Pakistan LNG Ltd (PLL) received a bid from commodities trader Trafigura at $23.47 per million British thermal units (mmBtu) for an LNG import tender to be delivered on January 3-4 and at $22.47/mmBtu for delivery February 23-24, a source with knowledge of the matter said on Friday.
In June, Pakistan issued two tenders seeking spot liquefied natural gas (LNG) cargoes for the first time in nearly a year but did not receive any bids.
Pakistan LNG fails to secure cargoes for Oct-Dec: report
The bid from Trafigura is for Pakistan LNG’s second tender which closes on July 14.
Meanwhile, Bloomberg News reported that the shipments offered by Trafigura “are priced at roughly a 30% premium to current market prices, according to traders”.
“Typically, spot purchases of fuel would be sold at similar levels to market prices,” it said.
The report informed that Pakistan will not award the tender until July 31, and it remains to be seen whether the country will follow through with buying the fuel.
“Credit risk had been a barrier stopping LNG suppliers from selling spot shipments to the nation,” said the report.
The development comes days after Pakistan managed to secure a $3 billion Stand-By Arrangement with the International Monetary Fund (IMF).
Dependent on gas for power generation, the country has struggled to procure spot cargoes of LNG after global prices elevated last year following Russia’s invasion of Ukraine.

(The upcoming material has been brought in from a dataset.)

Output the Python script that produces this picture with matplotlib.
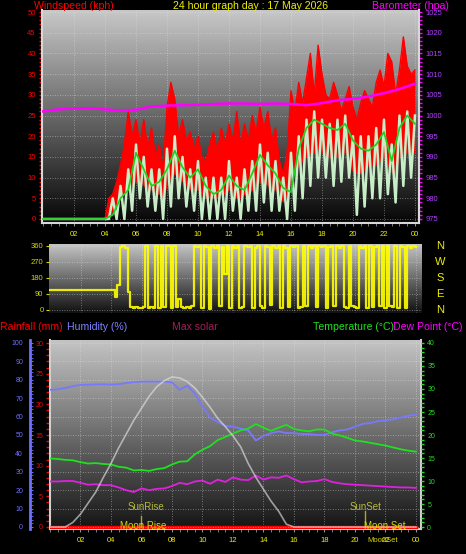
import numpy as np
import matplotlib.pyplot as plt
from matplotlib.colors import LinearSegmentedColormap
from matplotlib.ticker import MultipleLocator

plt.rcParams['font.family'] = ['Liberation Sans', 'DejaVu Sans']

W, H = 466, 554

# wind, 15 minute steps from 00:00 (kph)
gust_hi = [0] * 17 + [
    5, 6, 9,
    13, 18, 26, 20,
    24, 18, 24, 17,
    22, 15, 18, 12,
    27, 33, 29, 20,
    24, 19, 21, 17,
    20, 15, 14, 18,
    21, 16, 22, 18,
    23, 19, 26, 18,
    23, 19, 25, 21,
    27, 22, 26, 19,
    22, 14, 11, 16,
    31, 26, 33, 28,
    34, 40, 30, 42,
    35, 30, 29, 33,
    30, 26, 29, 32,
    27, 24, 28, 31,
    29, 27, 33, 36,
    32, 40, 38, 30,
    36, 44, 37, 35,
    36]
gust_lo = [0] * 17 + [
    0, 2, 3,
    5, 6, 7, 8,
    9, 9, 8, 7,
    7, 6, 6, 5,
    8, 10, 11, 10,
    9, 8, 7, 7,
    7, 6, 5, 5,
    5, 5, 6, 6,
    7, 6, 5, 5,
    6, 6, 7, 8,
    9, 9, 8, 7,
    7, 5, 4, 6,
    9, 11, 13, 14,
    15, 16, 16, 17,
    16, 15, 15, 15,
    15, 16, 16, 14,
    11, 11, 11, 12,
    13, 13, 13, 14,
    15, 13, 11, 11,
    15, 16, 16, 16,
    16]
wind_speed = [0] * 17 + [
    0, 5, 0,
    8, 0, 12, 2,
    18, 5, 15, 3,
    12, 2, 12, 0,
    17, 3, 20, 5,
    15, 3, 12, 2,
    14, 0, 10, 0,
    10, 0, 10, 0,
    14, 2, 10, 0,
    12, 2, 14, 2,
    18, 4, 16, 2,
    14, 2, 10, 0,
    16, 2, 20, 5,
    24, 8, 26, 10,
    24, 10, 23, 8,
    24, 9, 25, 10,
    20, 1, 20, 3,
    20, 5, 22, 5,
    24, 6, 18, 4,
    25, 8, 26, 10,
    25]
# average wind, 30 minute steps
wind_avg = [0] * 9 + [
    1, 5, 7, 16, 12, 8, 9, 12, 16.5, 12.5, 10, 12, 8, 6, 7, 10.5,
    8, 7, 11, 15.5, 13, 11, 7.5, 6.5, 17, 22, 24, 23, 22, 21.5, 23, 19,
    17, 16.5, 18, 21, 14, 22, 25, 23]
# barometer, hourly (hpa)
baro = [1001.0, 1001.5, 1001.7, 1001.8, 1001.5, 1001.2, 1001.4, 1002.2, 1002.4,
        1002.5, 1002.6, 1002.8, 1002.9, 1002.9, 1002.8, 1002.9, 1002.8, 1002.5,
        1003.0, 1003.7, 1004.0, 1004.6, 1005.4, 1006.4, 1007.7]

# wind direction, 10 minute steps (degrees)
wind_dir = [110] * 24 + [
    110, 110, 75, 140, 355, 360,
    350, 100, 15, 12, 18, 10,
    12, 15, 360, 10, 15, 12,
    360, 12, 360, 15, 360, 360,
    10, 360, 15, 60, 15, 12,
    15, 10, 20, 360, 355, 360,
    10, 360, 355, 5, 360, 350,
    360, 20, 355, 200, 360, 10,
    360, 350, 360, 10, 15, 360,
    355, 360, 10, 350, 360, 20,
    10, 360, 355, 30, 360, 350,
    360, 10, 360, 350, 15, 360,
    355, 360, 10, 15, 360, 20,
    360, 350, 360, 15, 360, 355,
    360, 10, 355, 360, 20, 360,
    350, 360, 15, 10, 360, 20,
    15, 10, 360, 350, 360, 10,
    360, 15, 355, 360, 20, 360,
    10, 360, 20, 15, 360, 10,
    360, 355, 10, 360, 350, 360,
    355]

# 30 minute steps
temperature = [14.9, 14.8, 14.6, 14.5, 14.1, 13.8, 13.9, 13.7, 13.6, 13.1, 12.9, 12.3,
               12.4, 12.2, 12.6, 12.8, 13.6, 14.2, 14.3, 15.8, 16.8, 17.6, 18.9, 19.6,
               20.3, 21.0, 21.4, 22.4, 21.6, 20.9, 21.6, 22.2, 21.3, 21.0, 20.8, 21.2,
               21.2, 20.3, 19.9, 19.4, 18.8, 18.6, 18.3, 18.0, 17.7, 17.3, 16.9, 16.6, 16.4]
dew_point = [9.9, 9.9, 10.0, 10.0, 9.6, 9.2, 9.3, 9.1, 9.1, 8.6, 8.0, 7.6,
             8.4, 8.0, 8.3, 8.4, 8.9, 9.6, 9.3, 9.9, 10.1, 9.4, 10.3, 9.8,
             10.8, 10.3, 10.2, 11.2, 10.3, 10.8, 10.7, 11.2, 10.4, 9.7, 9.9, 10.0,
             10.4, 9.8, 9.5, 9.3, 9.2, 9.1, 9.0, 8.9, 8.8, 8.7, 8.6, 8.6, 8.5]
humidity = [74.5, 74.8, 75.5, 76.5, 77.2, 77.3, 77.5, 77.5, 77.4, 77.6, 78.2, 78.7,
            79.0, 79.0, 79.0, 79.0, 78.6, 74.5, 76.8, 72.5, 65.5, 59.5, 57.0, 55.0,
            54.5, 53.5, 52.5, 47.0, 49.5, 51.0, 52.0, 51.0, 51.0, 50.5, 50.5, 50.0,
            50.0, 51.5, 52.5, 53.0, 54.5, 56.0, 56.5, 57.5, 58.0, 58.5, 59.5, 60.5, 61.0]
max_solar = [0, 0, 0, 25, 70, 130, 190, 270, 345, 430, 505, 580,
             645, 710, 762, 795, 815, 810, 790, 755, 705, 650, 590, 545,
             495, 436, 345, 270, 205, 140, 85, 15, 0, 0, 0, 0,
             0, 0, 0, 0, 0, 0, 0, 0, 0, 0, 0, 0, 0]
rainfall = [0.0] * 25

hour_labels = ['02', '04', '06', '08', '10', '12', '14', '16', '18', '20', '22', '00']
hour_ticks = list(range(2, 25, 2))

t15 = np.arange(len(gust_hi)) * 0.25
t30 = np.arange(len(wind_avg)) * 0.5
t60 = np.arange(len(baro))
t10 = np.arange(len(wind_dir)) / 6
th = np.arange(len(temperature)) * 0.5
tr = np.arange(len(rainfall))

YEL = '#f0f000'
GRID = dict(color='#e8e8e8', linestyle=(0, (1, 2)), linewidth=0.6, alpha=0.55)


def panel(x0, y0, x1, y1):
    return fig.add_axes([x0 / W, 1 - y1 / H, (x1 - x0) / W, (y1 - y0) / H])


def shade(ax, top, bottom):
    cmap = LinearSegmentedColormap.from_list('bg', [bottom, top])
    xa, xb = ax.get_xlim()
    ya, yb = ax.get_ylim()
    ax.imshow(np.linspace(1, 0, 256)[:, None], cmap=cmap, extent=[xa, xb, ya, yb],
              aspect='auto', zorder=0, interpolation='bilinear')
    ax.set_xlim(xa, xb)
    ax.set_ylim(ya, yb)


def label(x, y, s, color, size=7.6, ha='left'):
    fig.text(x / W, 1 - y / H, s, color=color, fontsize=size, ha=ha, va='center')


fig = plt.figure(figsize=(W / 100, H / 100), dpi=100, facecolor='black')

# ---------------- wind speed / barometer
ax1 = panel(42, 10, 419, 223)
ax1.set_xlim(-0.065, 24.26)
ax1.set_ylim(-0.97, 50.5)
shade(ax1, '#c8c8c8', '#060606')
ax1.fill_between(t15, gust_lo, gust_hi, color='#ff0000', lw=0, zorder=2)
ax1.plot(t15, gust_hi, color='#ff0000', lw=1, zorder=2)
ax1.plot(t15, wind_speed, color='#c8eec8', lw=1.8, zorder=3)
ax1.plot(t30, wind_avg, color='#22d022', lw=1.3, zorder=4)
ax1.set_yticks(range(0, 51, 5))
ax1.yaxis.set_minor_locator(MultipleLocator(1))
ax1.set_xticks(hour_ticks)
ax1.set_xticklabels(hour_labels)
ax1.xaxis.set_minor_locator(MultipleLocator(0.5))
ax1.tick_params(axis='y', which='both', colors='#ff0000', labelsize=5.5, length=2.5, width=1, pad=2)
ax1.tick_params(axis='x', which='both', colors='#909090', labelcolor=YEL, labelsize=5.5, length=2, pad=3.5)
ax1.set_axisbelow(True)
ax1.grid(True, **GRID)
ax1.spines['top'].set_visible(False)
for s in ['left', 'bottom', 'right']:
    ax1.spines[s].set_color('#d8d8d8')
    ax1.spines[s].set_linewidth(1.5)

ax1b = ax1.twinx()
ax1b.set_ylim(974.03, 1025.5)
ax1b.plot(t60, baro, color='#ff00ff', lw=1.8)
ax1b.set_yticks(range(975, 1026, 5))
ax1b.yaxis.set_minor_locator(MultipleLocator(1))
ax1b.tick_params(axis='y', which='both', colors='#ff00ff', labelcolor='#b040ff', labelsize=5.5, length=2.5, width=1, pad=2)
for s in ['left', 'bottom', 'top']:
    ax1b.spines[s].set_visible(False)
ax1b.spines['right'].set_color('#d8d8d8')
ax1b.spines['right'].set_linewidth(1.5)

label(34, 6, 'Windspeed (kph)', '#ff0000')
label(173, 6, '24 hour graph day : 17 May 2026', YEL)
label(372, 6, 'Barometer (hpa)', '#ff00ff')

# ---------------- wind direction
ax2 = panel(49, 244, 422, 313)
ax2.set_xlim(-0.066, 24.39)
ax2.set_ylim(-16.9, 371)
shade(ax2, '#c8c8c8', '#101010')
ax2.plot(t10, wind_dir, color='#ffff00', lw=1.6, alpha=0.9, drawstyle='steps-mid', zorder=3)
ax2.set_yticks([0, 90, 180, 270, 360])
ax2.set_xticks(hour_ticks)
ax2.set_xticklabels([])
ax2.tick_params(axis='y', colors='#d8d800', labelsize=5.5, length=2, pad=2)
ax2.tick_params(axis='x', length=0)
ax2.set_axisbelow(True)
ax2.grid(True, **GRID)
for s in ax2.spines.values():
    s.set_visible(False)
for deg, letter in zip([360, 270, 180, 90, 0], ['N', 'W', 'S', 'E', 'N']):
    ax2.text(1.048, deg, letter, color='#f0f000', fontsize=8, ha='center', va='center',
             transform=ax2.get_yaxis_transform())

# ---------------- rain / humidity / solar / temperature
ax3 = panel(50, 340, 421, 529)
ax3.set_xlim(0, 24.33)
ax3.set_ylim(-0.33, 30.5)
shade(ax3, '#c4c4c4', '#141414')
ax3.plot(tr, rainfall, color='#ff0000', lw=2.5, zorder=3)
ax3.set_yticks(range(0, 31, 5))
ax3.yaxis.set_minor_locator(MultipleLocator(1))
ax3.set_xticks(hour_ticks)
ax3.set_xticklabels(hour_labels)
ax3.xaxis.set_minor_locator(MultipleLocator(0.5))
ax3.tick_params(axis='y', which='both', colors='#ff0000', labelsize=5, length=3, width=1, pad=2)
ax3.tick_params(axis='x', which='both', colors='#909090', labelcolor=YEL, labelsize=5.5, length=2, pad=4)
ax3.set_axisbelow(True)
ax3.xaxis.grid(True, **GRID)
ax3.spines['top'].set_visible(False)
for s in ['left', 'bottom', 'right']:
    ax3.spines[s].set_color('#d0d0d0')
    ax3.spines[s].set_linewidth(1.5)

ax3h = ax3.twinx()
ax3h.set_ylim(-1.09, 101.6)
ax3h.yaxis.set_ticks_position('left')
ax3h.spines['left'].set_position(('axes', -20 / 371))
ax3h.spines['left'].set_visible(True)
ax3h.spines['left'].set_color('#7070ff')
ax3h.spines['left'].set_linewidth(2)
for s in ['right', 'top', 'bottom']:
    ax3h.spines[s].set_visible(False)
ax3h.set_yticks(range(0, 101, 10))
ax3h.yaxis.set_minor_locator(MultipleLocator(2))
ax3h.tick_params(axis='y', which='both', direction='in', colors='#7070ff', labelsize=5, length=2, pad=5)
ax3h.yaxis.grid(True, **GRID)
ax3h.plot(th, humidity, color='#7878ff', lw=1.3)

ax3t = ax3.twinx()
ax3t.set_ylim(-0.43, 40.65)
ax3t.plot(th, temperature, color='#20e020', lw=1.3)
ax3t.plot(th, dew_point, color='#e020e0', lw=1.3)
ax3t.set_yticks(range(0, 41, 5))
ax3t.yaxis.set_minor_locator(MultipleLocator(1))
ax3t.tick_params(axis='y', which='both', colors='#20e020', labelsize=5, length=2.5, width=1, pad=2)
for s in ax3t.spines.values():
    s.set_visible(False)

ax3s = ax3.twinx()
ax3s.set_ylim(-10.9, 1016)
ax3s.plot(th, max_solar, color='#e0e0e0', lw=1.2, alpha=0.65)
ax3s.set_yticks([])
for s in ax3s.spines.values():
    s.set_visible(False)

label(0, 327, 'Rainfall (mm)', '#ff0000')
label(67, 327, 'Humidity (%)', '#8080ff')
label(172, 327, 'Max solar', '#a0205a')
label(313, 327, 'Temperature (°C)', '#20e020')
label(393, 327, 'Dew Point (°C)', '#ff00ff')

# sun and moon events
ax3.plot([6.0, 6.0], [0, 1.8], color='#a8a830', lw=1, zorder=4)
ax3.plot([20.65, 20.65], [0, 2.6], color='#a8a830', lw=1, zorder=4)
label(146, 507, 'SunRise', '#b8b840', size=7, ha='center')
label(366, 507, 'SunSet', '#b8b840', size=7, ha='center')
label(143, 526, 'Moon Rise', '#d8d800', size=7, ha='center')
label(385, 526, 'Moon Set', '#d8d800', size=7, ha='center')
label(383, 540, 'MoonSet', '#d8d800', size=5.5, ha='center')

fig.savefig('out.png', dpi=100, facecolor='black')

Pakistan imported 9 billion cubic metres (bcm) of LNG last year, according to Refinitiv data, down nearly 20% from 11.2 bcm in 2021.
The South Asian country has two long-term supply deals with Qatar, one signed in 2016 for 3.75 million metric tons of LNG a year, and another signed in 2021 for 3 million metric tons a year.
It also has an annual portfolio contract with ENI for 0.75 million metric tons a year.